**WRITTEN EXERCISE**
Return precisely the span of lines from the top of the material below to the line containing "461, 478, 496];", both included. Pictures are excluded.

____ RECORDED DATA

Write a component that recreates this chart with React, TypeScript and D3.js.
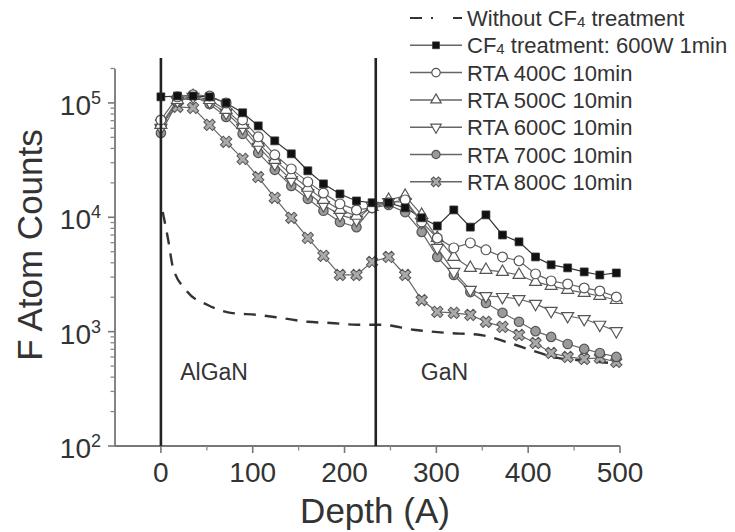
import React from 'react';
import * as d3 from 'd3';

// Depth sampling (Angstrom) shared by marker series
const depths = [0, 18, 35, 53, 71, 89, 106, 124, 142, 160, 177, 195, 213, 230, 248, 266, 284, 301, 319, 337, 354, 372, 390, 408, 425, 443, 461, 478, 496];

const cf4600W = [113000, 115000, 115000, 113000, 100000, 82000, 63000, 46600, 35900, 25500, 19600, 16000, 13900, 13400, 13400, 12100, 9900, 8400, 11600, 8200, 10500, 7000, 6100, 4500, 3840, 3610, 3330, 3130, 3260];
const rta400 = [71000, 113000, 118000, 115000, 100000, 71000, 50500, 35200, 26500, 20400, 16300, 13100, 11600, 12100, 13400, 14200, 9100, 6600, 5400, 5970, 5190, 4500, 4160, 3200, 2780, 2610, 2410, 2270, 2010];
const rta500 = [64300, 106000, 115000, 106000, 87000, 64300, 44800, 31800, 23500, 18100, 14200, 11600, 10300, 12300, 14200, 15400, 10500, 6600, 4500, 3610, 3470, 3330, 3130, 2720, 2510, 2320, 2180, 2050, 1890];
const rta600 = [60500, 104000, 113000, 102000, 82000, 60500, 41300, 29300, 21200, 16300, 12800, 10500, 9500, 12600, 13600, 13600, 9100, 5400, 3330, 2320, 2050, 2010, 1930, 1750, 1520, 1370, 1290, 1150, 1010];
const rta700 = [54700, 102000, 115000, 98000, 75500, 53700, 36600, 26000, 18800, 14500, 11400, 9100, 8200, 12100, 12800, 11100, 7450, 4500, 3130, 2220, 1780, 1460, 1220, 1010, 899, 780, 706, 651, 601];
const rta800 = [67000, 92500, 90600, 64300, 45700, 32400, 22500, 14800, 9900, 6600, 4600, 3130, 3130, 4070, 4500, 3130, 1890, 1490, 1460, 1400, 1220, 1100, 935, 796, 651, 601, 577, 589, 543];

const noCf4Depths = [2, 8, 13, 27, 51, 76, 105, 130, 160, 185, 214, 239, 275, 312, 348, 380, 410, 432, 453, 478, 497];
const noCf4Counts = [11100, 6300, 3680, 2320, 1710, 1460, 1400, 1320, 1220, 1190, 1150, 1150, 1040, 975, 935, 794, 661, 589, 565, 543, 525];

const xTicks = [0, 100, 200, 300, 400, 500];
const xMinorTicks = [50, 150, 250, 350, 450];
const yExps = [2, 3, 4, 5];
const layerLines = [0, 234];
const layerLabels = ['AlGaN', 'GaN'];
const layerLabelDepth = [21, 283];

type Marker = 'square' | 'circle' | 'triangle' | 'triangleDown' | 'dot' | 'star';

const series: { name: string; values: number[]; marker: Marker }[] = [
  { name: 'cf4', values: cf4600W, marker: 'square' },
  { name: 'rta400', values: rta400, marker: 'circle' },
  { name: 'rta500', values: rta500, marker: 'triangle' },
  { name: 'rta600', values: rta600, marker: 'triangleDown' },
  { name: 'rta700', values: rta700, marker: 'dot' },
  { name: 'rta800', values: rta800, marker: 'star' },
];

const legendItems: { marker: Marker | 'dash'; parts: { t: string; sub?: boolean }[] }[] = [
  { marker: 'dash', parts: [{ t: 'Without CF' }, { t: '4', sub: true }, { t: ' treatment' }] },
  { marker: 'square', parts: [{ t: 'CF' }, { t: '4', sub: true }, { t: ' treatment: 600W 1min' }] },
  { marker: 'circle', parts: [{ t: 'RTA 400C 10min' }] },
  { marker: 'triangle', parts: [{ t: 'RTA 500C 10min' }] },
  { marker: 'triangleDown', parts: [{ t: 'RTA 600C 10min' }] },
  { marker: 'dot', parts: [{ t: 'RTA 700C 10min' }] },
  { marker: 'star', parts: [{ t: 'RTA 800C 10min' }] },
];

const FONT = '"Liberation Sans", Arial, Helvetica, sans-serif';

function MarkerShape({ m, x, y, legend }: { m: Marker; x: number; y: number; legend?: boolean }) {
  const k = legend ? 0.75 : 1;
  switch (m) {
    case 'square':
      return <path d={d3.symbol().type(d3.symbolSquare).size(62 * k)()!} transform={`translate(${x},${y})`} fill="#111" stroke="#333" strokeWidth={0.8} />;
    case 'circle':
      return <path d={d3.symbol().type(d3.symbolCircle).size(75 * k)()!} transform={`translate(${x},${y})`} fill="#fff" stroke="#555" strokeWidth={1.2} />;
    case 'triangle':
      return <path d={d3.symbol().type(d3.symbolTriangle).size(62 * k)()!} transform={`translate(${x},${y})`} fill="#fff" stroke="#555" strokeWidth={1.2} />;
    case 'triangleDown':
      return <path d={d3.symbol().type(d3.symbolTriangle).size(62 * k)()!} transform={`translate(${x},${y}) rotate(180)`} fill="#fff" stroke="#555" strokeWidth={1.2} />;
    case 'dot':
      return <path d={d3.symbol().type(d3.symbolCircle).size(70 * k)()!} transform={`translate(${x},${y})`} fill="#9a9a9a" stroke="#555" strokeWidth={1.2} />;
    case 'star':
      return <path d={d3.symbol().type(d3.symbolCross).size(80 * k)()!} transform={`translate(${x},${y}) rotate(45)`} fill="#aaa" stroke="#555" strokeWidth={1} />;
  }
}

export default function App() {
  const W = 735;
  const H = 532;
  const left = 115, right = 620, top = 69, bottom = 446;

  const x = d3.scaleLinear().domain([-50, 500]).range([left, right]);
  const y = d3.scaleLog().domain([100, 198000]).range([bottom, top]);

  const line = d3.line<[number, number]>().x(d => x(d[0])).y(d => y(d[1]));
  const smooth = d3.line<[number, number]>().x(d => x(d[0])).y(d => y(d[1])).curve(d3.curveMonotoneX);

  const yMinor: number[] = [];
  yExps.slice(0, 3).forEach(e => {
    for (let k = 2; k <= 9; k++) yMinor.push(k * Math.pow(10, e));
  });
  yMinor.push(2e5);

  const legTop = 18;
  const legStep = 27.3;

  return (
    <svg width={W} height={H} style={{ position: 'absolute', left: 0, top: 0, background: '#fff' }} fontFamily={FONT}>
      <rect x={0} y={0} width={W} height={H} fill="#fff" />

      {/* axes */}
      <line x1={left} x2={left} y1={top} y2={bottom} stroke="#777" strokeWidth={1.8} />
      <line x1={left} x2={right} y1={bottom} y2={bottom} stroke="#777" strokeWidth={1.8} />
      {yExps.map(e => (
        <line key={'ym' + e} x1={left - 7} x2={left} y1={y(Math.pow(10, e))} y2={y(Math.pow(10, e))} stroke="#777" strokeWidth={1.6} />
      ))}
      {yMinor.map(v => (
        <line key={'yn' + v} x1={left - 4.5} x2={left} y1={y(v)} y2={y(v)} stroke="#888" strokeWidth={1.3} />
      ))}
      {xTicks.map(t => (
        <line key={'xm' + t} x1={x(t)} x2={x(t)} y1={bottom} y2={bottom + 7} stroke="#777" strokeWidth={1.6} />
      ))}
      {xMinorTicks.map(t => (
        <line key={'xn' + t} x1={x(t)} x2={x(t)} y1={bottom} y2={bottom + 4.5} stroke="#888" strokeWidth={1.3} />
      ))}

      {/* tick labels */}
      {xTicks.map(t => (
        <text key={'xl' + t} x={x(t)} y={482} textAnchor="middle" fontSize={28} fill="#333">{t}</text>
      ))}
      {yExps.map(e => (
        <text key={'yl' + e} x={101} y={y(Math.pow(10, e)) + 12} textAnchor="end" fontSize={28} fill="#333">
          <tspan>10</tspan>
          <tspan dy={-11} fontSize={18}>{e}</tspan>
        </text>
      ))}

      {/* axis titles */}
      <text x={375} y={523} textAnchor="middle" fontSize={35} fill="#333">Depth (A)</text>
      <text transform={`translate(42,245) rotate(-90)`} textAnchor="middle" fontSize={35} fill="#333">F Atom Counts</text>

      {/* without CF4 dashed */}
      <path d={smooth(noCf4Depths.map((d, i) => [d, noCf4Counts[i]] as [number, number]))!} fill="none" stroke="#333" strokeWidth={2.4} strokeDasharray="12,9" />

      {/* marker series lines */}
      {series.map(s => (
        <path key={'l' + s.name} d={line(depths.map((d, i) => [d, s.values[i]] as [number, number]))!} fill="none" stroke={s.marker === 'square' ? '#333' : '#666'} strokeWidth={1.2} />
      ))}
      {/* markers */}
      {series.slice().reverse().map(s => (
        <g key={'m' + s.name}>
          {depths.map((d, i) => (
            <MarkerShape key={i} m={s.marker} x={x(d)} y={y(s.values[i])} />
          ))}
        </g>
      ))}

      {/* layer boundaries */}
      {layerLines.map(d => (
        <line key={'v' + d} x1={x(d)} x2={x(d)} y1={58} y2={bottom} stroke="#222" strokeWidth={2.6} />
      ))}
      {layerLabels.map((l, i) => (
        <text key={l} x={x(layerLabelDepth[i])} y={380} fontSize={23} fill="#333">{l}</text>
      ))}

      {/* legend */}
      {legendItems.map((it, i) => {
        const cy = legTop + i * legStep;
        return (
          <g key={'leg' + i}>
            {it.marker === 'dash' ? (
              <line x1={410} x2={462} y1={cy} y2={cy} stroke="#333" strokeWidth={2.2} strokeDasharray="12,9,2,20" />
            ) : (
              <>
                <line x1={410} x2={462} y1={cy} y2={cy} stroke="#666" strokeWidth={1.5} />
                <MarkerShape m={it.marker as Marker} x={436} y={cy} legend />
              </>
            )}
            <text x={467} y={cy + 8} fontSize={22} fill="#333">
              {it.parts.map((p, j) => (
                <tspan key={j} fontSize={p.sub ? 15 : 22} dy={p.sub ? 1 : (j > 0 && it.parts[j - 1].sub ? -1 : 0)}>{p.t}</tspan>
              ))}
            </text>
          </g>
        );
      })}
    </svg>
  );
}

________

**TASK OUTPUT**
Write a component that recreates this chart with React, TypeScript and D3.js.
import React from 'react';
import * as d3 from 'd3';

// Depth sampling (Angstrom) shared by marker series
const depths = [0, 18, 35, 53, 71, 89, 106, 124, 142, 160, 177, 195, 213, 230, 248, 266, 284, 301, 319, 337, 354, 372, 390, 408, 425, 443, 461, 478, 496];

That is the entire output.